I have been told - though I've forgotten my source - that there are pressure groups intent on making alcohol consumption hard and difficult in the States and that such pressure groups could - and have - send kids into bars with fake IDs, only to get the police involved as soon as the kids manage to get served alcohol, causing the place to be closed down for serving to minors (<21s). While this would explain the reluctance of our bouncer, it does not (in my view) do anything useful. Surely it would be better for everyone if we would embark on a sensible debate about the dangers and problems of alcohol consumption, instead of making 21 some sort of magical barrier past which the sky is the limit?

I guess my point is this: if, instead of threatening us with dismissals, fines and councelling when we turn up to work drunk, if they provided us with a simple, 1-page overview of the damage alcohol does to ones body, mind and brain - and showed the statistics of traffic accidents and deaths that involved alcohol, then maybe we can slowly move towards an understanding and towards a reasonable culture of care and responsibility.

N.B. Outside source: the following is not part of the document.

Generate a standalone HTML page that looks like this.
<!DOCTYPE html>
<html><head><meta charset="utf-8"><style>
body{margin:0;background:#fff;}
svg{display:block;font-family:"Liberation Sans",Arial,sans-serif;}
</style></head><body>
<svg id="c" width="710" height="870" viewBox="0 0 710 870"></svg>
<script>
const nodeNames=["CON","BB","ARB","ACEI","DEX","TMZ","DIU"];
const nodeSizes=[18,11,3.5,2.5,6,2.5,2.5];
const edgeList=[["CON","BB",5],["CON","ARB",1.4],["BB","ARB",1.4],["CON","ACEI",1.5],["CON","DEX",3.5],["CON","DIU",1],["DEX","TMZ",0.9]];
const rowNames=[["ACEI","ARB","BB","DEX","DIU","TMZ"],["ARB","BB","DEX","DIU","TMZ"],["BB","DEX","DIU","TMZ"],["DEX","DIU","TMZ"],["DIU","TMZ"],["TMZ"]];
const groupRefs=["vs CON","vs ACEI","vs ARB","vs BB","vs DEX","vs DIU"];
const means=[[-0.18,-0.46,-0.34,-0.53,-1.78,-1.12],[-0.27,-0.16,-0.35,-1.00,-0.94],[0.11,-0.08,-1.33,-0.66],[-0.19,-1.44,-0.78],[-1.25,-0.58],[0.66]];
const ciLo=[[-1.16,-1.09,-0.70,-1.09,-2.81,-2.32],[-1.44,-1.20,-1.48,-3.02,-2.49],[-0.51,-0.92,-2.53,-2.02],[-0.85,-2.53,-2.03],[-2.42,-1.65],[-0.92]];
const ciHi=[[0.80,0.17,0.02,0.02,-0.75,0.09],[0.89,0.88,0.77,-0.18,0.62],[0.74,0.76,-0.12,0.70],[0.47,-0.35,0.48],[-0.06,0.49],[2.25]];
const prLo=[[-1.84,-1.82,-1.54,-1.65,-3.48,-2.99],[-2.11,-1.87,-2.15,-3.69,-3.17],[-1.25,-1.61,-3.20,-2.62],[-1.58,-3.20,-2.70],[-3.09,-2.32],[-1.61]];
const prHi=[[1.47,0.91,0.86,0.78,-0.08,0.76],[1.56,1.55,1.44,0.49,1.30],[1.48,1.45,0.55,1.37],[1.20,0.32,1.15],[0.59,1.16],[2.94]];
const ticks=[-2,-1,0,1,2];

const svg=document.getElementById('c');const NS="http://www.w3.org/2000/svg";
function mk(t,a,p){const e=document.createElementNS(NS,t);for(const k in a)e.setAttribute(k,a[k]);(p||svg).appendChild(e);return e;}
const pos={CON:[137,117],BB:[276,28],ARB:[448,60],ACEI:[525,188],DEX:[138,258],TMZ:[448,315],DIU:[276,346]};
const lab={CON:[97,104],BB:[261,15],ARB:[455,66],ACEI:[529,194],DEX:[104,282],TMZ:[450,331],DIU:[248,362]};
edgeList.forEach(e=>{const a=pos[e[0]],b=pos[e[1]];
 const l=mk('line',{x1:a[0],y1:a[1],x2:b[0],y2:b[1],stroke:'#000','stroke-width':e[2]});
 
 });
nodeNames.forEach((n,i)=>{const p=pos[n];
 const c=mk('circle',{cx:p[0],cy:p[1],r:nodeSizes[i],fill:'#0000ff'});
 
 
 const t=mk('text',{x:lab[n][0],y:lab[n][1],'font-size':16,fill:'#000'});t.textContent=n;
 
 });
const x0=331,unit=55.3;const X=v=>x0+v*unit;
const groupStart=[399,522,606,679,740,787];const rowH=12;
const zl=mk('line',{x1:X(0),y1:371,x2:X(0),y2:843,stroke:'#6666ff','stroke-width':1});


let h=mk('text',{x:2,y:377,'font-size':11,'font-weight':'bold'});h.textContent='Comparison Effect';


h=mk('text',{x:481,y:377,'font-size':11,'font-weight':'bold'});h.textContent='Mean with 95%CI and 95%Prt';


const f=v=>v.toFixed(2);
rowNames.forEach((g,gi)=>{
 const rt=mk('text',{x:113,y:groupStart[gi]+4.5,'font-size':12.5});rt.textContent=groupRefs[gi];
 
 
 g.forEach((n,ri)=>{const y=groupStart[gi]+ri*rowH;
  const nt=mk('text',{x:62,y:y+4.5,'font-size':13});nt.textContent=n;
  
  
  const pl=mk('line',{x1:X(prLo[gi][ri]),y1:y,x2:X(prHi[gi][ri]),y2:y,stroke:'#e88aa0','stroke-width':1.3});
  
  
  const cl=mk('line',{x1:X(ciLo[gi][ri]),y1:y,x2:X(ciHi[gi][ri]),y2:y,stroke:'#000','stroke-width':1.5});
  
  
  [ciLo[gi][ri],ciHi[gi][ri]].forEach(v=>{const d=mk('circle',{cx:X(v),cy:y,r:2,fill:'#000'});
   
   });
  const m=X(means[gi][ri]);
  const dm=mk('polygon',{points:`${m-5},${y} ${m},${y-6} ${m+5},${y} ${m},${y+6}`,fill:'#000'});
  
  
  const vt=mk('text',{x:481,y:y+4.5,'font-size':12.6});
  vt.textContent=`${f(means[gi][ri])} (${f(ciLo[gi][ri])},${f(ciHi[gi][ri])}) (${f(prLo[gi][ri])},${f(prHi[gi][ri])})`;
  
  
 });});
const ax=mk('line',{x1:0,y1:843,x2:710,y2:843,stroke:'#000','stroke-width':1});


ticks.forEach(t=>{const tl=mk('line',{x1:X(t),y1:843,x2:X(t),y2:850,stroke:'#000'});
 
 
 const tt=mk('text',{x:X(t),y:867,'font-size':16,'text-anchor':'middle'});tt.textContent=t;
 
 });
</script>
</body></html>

One final example. Sometimes some of the graduate students at WVU go out for drinks - yet the non-drinkers never follow. One day I had the interesting idea of asking a teatotalling student to join us anyway, just for the social aspect of it - and that he could drink orange juice instead, for example. I was met with the same blank stares I gave the bouncer in Santa Fe and a discussion ensued on whether such a thing could be conceivable - if not in real life, then maybe in fantasy fiction. Sure: bars would have some orange juice to make cocktails, but chances were they wouldn't just squander that away on a full glass of orange juice - surely such a strange thing would be unheard of.

In Belgium, ever since the Bob campaign started in 1995, it is implicitly assumed that one person in each group does not drink. Or rather: drinks orange juice, water, coke, whatever non-alcoholic beverage you like. At parties, at pubs, at dancings - anywhere it has become the standard. The "Designated Driver" (aka 'Bob') has become a standard - and he isn't someone who counts his drinks and uses complex arithmetic to justify driving: he's someone who doesn't drink.


Of course, moving from a 21-and-you're-good mentality to a responsible voluntary abstaining for the greater good, isn't easy and takes a lot of campaigning along with some brainwashing. Be that as it may, harshly checking ID cards, trying to get pubs closed by tricking them into serving 20-year-olds and warning your employees about fines and prison sentences, are definitely not going to get us there. (IMHO, of course.)